_STATED GOAL_:
Starting at the line containing "Give me the" and ending at the line containing "document.head.appendChild(style);", reproduce each line exactly as written, with both end lines included and all pictures omitted.

>>>

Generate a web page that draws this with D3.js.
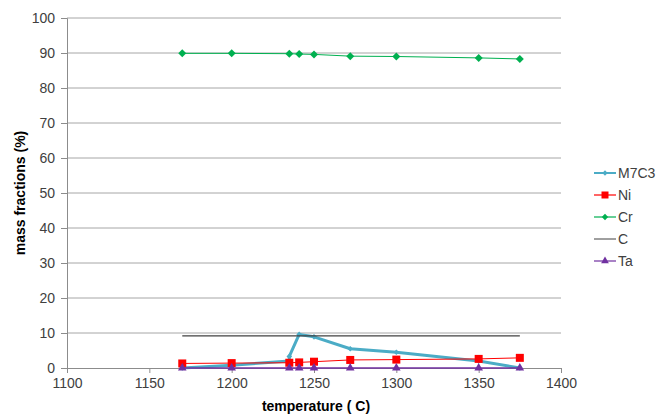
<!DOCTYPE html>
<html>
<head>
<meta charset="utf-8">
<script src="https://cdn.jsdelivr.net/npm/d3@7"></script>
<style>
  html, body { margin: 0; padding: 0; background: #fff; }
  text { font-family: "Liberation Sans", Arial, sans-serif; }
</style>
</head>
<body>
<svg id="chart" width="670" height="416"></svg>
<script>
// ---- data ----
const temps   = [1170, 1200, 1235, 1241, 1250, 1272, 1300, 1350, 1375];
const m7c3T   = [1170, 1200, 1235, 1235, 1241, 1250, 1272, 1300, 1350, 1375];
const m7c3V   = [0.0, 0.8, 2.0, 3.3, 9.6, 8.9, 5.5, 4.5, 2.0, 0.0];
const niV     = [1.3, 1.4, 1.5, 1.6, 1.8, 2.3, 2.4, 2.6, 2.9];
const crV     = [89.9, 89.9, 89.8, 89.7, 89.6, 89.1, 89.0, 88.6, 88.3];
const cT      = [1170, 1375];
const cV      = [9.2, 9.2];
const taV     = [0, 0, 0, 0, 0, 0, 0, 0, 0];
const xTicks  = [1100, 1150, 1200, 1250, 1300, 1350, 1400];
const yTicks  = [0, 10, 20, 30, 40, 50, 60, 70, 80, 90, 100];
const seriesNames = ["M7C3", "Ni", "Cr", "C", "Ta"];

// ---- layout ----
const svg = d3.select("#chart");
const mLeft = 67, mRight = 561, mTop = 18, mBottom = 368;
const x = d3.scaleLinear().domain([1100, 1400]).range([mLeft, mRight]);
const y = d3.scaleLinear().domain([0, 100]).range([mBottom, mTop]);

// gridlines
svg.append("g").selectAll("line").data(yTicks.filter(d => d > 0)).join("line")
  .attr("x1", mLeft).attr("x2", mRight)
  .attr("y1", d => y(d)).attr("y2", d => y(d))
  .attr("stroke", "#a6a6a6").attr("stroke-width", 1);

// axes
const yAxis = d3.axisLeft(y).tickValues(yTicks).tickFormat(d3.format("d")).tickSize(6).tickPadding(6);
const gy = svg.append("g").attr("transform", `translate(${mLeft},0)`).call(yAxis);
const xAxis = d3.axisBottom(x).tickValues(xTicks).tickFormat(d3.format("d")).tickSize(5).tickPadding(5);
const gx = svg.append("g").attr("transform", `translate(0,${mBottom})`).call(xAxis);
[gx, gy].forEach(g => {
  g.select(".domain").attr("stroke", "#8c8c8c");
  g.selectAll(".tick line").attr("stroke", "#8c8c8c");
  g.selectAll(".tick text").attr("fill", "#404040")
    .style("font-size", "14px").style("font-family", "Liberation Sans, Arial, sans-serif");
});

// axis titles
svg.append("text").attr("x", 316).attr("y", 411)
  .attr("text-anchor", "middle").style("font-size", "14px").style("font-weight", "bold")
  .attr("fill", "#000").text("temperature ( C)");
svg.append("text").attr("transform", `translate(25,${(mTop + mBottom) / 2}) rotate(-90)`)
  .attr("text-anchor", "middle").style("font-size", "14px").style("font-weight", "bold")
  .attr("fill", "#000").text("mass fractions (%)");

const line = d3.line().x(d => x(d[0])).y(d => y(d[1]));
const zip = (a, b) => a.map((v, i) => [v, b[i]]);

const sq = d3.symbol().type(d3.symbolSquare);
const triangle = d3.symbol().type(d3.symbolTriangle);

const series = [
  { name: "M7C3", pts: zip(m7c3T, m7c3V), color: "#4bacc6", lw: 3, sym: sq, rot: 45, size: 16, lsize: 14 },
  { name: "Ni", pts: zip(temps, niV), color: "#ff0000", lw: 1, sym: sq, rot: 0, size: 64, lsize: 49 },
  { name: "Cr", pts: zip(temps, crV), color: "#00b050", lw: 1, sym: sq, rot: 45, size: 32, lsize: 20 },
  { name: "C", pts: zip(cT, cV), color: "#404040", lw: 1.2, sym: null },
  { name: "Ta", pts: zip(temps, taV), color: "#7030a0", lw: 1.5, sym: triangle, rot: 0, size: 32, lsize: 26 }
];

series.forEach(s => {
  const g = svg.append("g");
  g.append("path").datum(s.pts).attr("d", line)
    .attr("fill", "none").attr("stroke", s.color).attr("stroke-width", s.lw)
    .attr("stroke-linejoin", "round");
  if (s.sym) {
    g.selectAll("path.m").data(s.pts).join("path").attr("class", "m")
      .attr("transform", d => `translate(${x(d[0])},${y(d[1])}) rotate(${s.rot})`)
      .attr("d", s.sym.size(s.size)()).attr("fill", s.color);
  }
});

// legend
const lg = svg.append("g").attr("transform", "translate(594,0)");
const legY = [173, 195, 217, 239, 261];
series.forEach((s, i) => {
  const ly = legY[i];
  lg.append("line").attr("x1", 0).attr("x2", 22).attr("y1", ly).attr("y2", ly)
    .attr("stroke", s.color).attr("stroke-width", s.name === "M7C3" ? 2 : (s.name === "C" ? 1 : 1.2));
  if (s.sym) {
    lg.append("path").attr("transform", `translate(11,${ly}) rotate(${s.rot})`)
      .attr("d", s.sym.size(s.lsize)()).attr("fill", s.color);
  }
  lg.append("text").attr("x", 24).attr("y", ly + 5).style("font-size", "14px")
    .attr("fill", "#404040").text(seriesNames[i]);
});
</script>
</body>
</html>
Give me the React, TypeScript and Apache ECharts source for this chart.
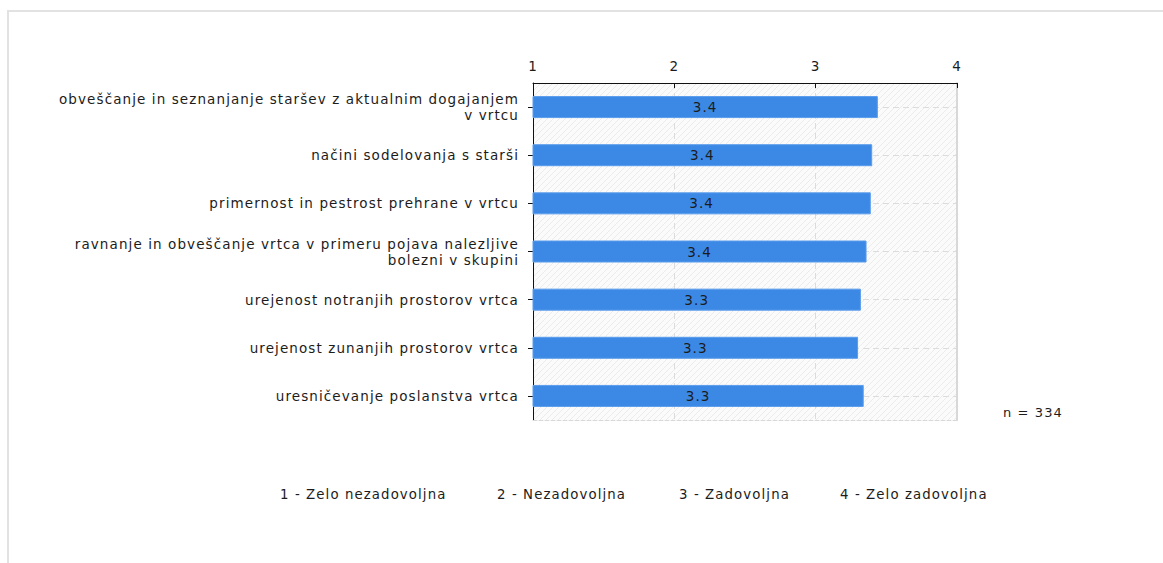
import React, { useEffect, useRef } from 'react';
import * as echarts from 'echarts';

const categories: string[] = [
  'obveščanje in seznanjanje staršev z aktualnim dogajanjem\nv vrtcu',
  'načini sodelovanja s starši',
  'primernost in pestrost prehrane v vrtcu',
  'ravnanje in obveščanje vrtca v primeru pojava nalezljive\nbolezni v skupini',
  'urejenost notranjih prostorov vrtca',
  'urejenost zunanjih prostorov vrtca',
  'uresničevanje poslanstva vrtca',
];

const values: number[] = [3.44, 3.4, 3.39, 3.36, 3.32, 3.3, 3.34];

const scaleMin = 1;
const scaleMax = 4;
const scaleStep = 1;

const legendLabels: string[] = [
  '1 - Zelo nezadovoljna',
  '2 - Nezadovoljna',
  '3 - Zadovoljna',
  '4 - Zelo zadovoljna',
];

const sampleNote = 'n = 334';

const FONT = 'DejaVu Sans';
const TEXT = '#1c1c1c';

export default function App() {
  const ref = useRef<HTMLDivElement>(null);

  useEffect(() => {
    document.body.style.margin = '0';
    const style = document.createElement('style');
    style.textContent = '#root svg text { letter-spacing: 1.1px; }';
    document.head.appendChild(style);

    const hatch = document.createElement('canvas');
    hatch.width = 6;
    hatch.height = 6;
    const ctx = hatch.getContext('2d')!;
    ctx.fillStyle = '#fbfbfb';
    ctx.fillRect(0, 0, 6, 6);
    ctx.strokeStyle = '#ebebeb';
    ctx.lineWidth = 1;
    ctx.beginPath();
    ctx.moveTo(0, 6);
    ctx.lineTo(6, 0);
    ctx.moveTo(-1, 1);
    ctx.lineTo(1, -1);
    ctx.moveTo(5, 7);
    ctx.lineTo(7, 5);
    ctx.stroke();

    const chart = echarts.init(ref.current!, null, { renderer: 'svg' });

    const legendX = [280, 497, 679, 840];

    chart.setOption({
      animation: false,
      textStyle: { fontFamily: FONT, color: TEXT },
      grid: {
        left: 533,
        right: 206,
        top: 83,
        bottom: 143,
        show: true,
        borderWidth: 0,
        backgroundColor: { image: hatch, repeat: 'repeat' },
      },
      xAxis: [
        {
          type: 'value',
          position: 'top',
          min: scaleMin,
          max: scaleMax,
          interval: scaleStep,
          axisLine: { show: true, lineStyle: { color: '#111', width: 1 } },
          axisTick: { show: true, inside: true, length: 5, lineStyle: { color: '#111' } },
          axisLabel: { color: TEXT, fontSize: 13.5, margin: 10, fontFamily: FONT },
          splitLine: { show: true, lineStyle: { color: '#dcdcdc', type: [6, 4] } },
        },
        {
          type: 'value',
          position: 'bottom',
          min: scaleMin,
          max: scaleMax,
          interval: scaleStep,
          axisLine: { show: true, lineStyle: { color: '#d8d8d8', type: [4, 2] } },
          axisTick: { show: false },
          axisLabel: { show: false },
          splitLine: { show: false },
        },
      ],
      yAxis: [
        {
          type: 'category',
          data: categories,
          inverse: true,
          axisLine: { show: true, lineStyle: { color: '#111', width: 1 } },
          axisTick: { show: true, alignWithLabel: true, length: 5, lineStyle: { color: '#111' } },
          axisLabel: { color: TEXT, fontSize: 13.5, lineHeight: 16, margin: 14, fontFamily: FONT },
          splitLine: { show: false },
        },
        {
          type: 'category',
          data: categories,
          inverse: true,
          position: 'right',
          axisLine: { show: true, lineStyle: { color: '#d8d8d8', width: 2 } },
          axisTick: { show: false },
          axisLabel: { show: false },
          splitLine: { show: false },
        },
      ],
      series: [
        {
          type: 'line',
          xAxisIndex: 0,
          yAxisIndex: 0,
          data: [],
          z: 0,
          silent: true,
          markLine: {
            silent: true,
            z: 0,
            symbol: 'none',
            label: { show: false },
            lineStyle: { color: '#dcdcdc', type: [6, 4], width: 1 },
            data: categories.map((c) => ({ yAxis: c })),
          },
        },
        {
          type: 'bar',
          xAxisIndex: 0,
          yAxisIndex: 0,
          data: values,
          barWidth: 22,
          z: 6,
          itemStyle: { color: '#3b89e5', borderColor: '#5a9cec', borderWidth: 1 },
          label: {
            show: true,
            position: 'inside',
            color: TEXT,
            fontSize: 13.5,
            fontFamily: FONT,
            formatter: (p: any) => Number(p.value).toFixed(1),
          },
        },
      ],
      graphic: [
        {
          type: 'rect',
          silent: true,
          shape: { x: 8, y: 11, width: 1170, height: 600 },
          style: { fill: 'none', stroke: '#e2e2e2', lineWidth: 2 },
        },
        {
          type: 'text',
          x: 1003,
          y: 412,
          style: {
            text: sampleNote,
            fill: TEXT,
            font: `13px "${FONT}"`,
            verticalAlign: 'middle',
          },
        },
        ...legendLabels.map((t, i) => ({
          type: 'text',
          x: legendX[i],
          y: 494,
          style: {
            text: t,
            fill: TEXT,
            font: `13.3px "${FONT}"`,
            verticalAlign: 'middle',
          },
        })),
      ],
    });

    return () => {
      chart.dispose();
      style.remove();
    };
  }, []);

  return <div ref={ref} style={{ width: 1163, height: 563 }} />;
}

<<<

_WRITTEN RESPONSE_:
Give me the React, TypeScript and Apache ECharts source for this chart.
import React, { useEffect, useRef } from 'react';
import * as echarts from 'echarts';

const categories: string[] = [
  'obveščanje in seznanjanje staršev z aktualnim dogajanjem\nv vrtcu',
  'načini sodelovanja s starši',
  'primernost in pestrost prehrane v vrtcu',
  'ravnanje in obveščanje vrtca v primeru pojava nalezljive\nbolezni v skupini',
  'urejenost notranjih prostorov vrtca',
  'urejenost zunanjih prostorov vrtca',
  'uresničevanje poslanstva vrtca',
];

const values: number[] = [3.44, 3.4, 3.39, 3.36, 3.32, 3.3, 3.34];

const scaleMin = 1;
const scaleMax = 4;
const scaleStep = 1;

const legendLabels: string[] = [
  '1 - Zelo nezadovoljna',
  '2 - Nezadovoljna',
  '3 - Zadovoljna',
  '4 - Zelo zadovoljna',
];

const sampleNote = 'n = 334';

const FONT = 'DejaVu Sans';
const TEXT = '#1c1c1c';

export default function App() {
  const ref = useRef<HTMLDivElement>(null);

  useEffect(() => {
    document.body.style.margin = '0';
    const style = document.createElement('style');
    style.textContent = '#root svg text { letter-spacing: 1.1px; }';
    document.head.appendChild(style);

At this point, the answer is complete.